→ **PROBLEM STATEMENT**
Copy nothing but the lines below running from the line containing "Generate a component" through the line containing "0.97, 0.938, 0.93];", both end lines included.

→ **LISTED ENTRIES**
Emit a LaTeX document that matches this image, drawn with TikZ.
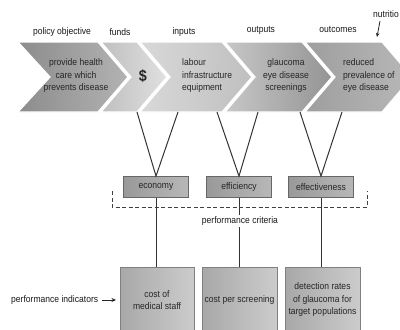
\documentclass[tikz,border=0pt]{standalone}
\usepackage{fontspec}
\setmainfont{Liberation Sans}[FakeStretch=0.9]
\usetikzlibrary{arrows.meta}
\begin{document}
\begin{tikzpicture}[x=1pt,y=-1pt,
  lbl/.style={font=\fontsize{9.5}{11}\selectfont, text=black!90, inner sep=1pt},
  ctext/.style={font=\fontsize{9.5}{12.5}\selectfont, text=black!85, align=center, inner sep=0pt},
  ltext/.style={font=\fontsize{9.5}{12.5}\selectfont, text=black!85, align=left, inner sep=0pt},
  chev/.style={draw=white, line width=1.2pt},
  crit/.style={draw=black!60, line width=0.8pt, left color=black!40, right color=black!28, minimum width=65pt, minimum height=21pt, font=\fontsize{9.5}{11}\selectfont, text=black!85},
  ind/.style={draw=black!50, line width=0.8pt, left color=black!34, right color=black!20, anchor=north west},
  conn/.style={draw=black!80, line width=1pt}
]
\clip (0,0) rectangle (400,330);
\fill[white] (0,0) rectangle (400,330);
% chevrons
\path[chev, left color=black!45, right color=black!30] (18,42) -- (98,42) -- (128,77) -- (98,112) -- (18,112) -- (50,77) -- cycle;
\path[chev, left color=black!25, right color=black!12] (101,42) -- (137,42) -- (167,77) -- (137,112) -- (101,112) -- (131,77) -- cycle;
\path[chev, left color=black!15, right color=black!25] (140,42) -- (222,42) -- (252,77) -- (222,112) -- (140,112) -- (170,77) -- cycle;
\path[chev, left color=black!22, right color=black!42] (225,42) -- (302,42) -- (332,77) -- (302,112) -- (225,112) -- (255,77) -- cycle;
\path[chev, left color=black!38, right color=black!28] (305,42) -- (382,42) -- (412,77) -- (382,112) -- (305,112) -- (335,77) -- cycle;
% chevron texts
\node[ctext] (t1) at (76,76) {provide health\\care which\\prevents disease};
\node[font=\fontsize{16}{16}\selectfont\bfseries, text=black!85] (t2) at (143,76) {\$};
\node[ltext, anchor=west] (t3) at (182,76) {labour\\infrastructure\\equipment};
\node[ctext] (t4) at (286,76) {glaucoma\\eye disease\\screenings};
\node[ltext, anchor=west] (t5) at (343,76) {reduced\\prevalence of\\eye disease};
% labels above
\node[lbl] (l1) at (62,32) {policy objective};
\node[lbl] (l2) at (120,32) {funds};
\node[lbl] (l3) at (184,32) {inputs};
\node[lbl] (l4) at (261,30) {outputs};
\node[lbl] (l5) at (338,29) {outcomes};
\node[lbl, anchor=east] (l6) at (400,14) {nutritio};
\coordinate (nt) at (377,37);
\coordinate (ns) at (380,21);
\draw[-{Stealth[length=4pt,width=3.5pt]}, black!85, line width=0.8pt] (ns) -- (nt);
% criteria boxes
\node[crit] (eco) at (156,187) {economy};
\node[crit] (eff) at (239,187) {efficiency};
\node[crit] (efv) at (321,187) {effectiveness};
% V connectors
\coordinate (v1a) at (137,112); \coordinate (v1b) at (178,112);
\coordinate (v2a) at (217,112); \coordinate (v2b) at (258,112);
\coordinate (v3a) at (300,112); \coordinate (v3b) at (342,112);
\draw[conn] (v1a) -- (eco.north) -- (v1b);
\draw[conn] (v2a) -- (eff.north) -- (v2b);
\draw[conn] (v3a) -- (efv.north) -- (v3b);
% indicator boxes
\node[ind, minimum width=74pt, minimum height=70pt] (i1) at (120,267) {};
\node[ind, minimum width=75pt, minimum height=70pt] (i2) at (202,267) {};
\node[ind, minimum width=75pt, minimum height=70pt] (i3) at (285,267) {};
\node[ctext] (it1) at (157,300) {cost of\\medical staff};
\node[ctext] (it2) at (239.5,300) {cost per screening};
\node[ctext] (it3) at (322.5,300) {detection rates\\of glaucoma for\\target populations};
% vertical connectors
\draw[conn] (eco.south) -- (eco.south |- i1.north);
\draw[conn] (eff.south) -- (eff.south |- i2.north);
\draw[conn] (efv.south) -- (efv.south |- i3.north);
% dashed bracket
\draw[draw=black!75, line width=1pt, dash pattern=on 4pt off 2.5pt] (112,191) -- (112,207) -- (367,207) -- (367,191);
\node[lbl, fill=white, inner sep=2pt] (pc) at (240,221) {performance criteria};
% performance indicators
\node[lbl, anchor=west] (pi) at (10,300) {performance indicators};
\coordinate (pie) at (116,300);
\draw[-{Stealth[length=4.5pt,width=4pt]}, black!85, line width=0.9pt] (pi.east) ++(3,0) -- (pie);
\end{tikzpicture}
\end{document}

* * *

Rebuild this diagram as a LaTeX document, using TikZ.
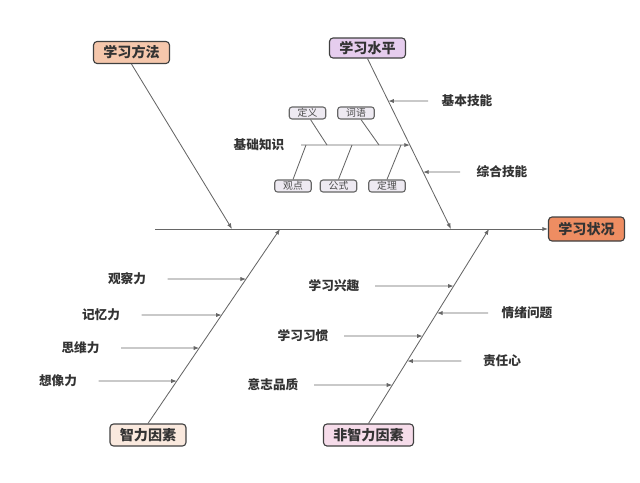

...

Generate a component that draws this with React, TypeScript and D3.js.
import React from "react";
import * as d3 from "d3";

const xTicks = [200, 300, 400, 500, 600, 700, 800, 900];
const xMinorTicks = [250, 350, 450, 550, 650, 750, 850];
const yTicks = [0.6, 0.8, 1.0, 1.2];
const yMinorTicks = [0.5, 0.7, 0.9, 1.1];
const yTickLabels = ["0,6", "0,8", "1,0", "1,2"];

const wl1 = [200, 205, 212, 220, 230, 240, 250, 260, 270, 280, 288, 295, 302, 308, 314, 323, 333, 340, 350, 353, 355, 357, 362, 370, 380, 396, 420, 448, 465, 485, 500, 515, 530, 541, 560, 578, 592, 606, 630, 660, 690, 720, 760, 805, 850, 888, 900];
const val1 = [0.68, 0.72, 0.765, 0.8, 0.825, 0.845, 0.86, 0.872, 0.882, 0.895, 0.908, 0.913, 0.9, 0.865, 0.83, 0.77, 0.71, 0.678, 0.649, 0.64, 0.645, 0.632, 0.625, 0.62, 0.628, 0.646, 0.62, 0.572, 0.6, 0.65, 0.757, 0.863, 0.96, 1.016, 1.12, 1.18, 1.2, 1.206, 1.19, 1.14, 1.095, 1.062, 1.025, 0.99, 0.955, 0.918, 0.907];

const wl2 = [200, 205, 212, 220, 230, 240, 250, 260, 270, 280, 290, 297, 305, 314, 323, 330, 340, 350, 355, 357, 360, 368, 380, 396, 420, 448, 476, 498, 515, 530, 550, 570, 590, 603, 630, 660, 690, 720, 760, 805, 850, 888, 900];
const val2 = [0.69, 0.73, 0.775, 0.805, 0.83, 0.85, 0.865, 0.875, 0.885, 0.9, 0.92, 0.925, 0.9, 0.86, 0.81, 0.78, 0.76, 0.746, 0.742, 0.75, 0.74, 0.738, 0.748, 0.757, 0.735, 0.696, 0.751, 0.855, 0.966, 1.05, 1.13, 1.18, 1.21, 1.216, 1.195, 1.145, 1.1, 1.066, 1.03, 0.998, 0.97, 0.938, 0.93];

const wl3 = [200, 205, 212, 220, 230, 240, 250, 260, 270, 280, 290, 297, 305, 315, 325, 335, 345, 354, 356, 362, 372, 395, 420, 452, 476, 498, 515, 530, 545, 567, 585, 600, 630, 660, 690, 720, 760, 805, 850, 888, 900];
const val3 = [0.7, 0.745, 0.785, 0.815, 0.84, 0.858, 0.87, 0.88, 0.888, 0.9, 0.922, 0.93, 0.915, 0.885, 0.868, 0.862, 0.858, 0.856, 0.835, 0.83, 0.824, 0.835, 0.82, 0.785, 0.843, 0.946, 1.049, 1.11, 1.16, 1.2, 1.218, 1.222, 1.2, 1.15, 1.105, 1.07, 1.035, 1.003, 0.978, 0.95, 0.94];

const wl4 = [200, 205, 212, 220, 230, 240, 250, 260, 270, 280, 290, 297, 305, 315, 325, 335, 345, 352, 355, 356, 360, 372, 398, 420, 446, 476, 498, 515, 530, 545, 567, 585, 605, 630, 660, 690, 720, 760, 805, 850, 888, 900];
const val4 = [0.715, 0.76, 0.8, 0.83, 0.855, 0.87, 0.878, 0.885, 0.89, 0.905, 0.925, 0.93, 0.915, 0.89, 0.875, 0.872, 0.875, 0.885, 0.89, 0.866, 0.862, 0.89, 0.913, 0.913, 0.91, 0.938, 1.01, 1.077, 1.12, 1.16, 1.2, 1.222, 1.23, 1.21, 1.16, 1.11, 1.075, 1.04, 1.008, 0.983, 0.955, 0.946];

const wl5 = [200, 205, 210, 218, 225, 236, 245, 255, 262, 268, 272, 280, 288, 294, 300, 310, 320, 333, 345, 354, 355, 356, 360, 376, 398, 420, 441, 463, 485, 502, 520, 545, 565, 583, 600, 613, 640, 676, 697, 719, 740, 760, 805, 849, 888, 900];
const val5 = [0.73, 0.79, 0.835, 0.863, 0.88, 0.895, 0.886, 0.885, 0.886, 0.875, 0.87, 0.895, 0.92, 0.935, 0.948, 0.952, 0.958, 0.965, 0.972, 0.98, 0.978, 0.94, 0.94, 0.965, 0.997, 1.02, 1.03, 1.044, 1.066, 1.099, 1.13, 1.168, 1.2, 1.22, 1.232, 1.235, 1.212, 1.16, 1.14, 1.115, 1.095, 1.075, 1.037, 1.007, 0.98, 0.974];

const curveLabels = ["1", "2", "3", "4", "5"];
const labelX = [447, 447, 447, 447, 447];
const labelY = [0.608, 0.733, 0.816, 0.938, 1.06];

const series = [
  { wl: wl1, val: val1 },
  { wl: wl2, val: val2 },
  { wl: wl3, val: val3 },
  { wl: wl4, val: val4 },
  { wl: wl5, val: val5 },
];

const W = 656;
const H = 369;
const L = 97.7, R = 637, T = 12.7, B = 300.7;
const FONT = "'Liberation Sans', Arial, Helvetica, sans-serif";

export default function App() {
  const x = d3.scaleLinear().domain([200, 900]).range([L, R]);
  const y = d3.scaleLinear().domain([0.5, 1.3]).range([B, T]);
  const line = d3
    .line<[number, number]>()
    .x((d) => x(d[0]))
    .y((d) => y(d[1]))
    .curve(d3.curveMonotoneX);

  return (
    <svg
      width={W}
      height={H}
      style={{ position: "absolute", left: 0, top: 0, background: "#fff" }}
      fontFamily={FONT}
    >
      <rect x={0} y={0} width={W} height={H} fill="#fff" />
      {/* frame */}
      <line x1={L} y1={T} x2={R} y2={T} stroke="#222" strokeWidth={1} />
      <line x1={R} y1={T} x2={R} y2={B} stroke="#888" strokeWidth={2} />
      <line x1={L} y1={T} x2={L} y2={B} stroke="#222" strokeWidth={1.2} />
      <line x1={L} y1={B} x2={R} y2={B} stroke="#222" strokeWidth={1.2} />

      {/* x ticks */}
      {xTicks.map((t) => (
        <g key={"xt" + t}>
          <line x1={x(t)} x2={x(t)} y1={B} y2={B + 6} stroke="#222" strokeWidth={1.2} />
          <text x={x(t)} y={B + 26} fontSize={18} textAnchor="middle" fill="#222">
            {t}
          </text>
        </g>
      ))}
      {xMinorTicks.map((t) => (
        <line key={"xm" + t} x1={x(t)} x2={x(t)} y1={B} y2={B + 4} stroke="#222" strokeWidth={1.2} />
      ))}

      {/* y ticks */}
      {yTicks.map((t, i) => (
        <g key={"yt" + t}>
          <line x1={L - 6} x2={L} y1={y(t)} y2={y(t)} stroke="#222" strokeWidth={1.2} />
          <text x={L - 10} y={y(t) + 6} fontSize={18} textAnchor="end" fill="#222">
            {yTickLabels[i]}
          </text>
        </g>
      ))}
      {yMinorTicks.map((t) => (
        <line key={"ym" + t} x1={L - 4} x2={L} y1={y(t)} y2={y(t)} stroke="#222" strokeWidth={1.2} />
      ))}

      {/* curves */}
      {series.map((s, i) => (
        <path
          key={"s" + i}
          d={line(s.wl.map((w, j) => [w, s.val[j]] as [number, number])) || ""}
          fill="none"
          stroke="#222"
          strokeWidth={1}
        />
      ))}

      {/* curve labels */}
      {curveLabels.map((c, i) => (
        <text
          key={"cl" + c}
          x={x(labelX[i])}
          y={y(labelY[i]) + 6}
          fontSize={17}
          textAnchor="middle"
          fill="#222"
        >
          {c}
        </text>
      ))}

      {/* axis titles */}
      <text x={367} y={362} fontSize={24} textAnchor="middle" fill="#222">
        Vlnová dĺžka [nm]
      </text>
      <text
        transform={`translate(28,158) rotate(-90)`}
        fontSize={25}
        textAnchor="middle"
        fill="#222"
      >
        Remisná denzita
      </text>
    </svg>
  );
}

→ **COMPLETED TASK**
Generate a component that draws this with React, TypeScript and D3.js.
import React from "react";
import * as d3 from "d3";

const xTicks = [200, 300, 400, 500, 600, 700, 800, 900];
const xMinorTicks = [250, 350, 450, 550, 650, 750, 850];
const yTicks = [0.6, 0.8, 1.0, 1.2];
const yMinorTicks = [0.5, 0.7, 0.9, 1.1];
const yTickLabels = ["0,6", "0,8", "1,0", "1,2"];

const wl1 = [200, 205, 212, 220, 230, 240, 250, 260, 270, 280, 288, 295, 302, 308, 314, 323, 333, 340, 350, 353, 355, 357, 362, 370, 380, 396, 420, 448, 465, 485, 500, 515, 530, 541, 560, 578, 592, 606, 630, 660, 690, 720, 760, 805, 850, 888, 900];
const val1 = [0.68, 0.72, 0.765, 0.8, 0.825, 0.845, 0.86, 0.872, 0.882, 0.895, 0.908, 0.913, 0.9, 0.865, 0.83, 0.77, 0.71, 0.678, 0.649, 0.64, 0.645, 0.632, 0.625, 0.62, 0.628, 0.646, 0.62, 0.572, 0.6, 0.65, 0.757, 0.863, 0.96, 1.016, 1.12, 1.18, 1.2, 1.206, 1.19, 1.14, 1.095, 1.062, 1.025, 0.99, 0.955, 0.918, 0.907];

const wl2 = [200, 205, 212, 220, 230, 240, 250, 260, 270, 280, 290, 297, 305, 314, 323, 330, 340, 350, 355, 357, 360, 368, 380, 396, 420, 448, 476, 498, 515, 530, 550, 570, 590, 603, 630, 660, 690, 720, 760, 805, 850, 888, 900];
const val2 = [0.69, 0.73, 0.775, 0.805, 0.83, 0.85, 0.865, 0.875, 0.885, 0.9, 0.92, 0.925, 0.9, 0.86, 0.81, 0.78, 0.76, 0.746, 0.742, 0.75, 0.74, 0.738, 0.748, 0.757, 0.735, 0.696, 0.751, 0.855, 0.966, 1.05, 1.13, 1.18, 1.21, 1.216, 1.195, 1.145, 1.1, 1.066, 1.03, 0.998, 0.97, 0.938, 0.93];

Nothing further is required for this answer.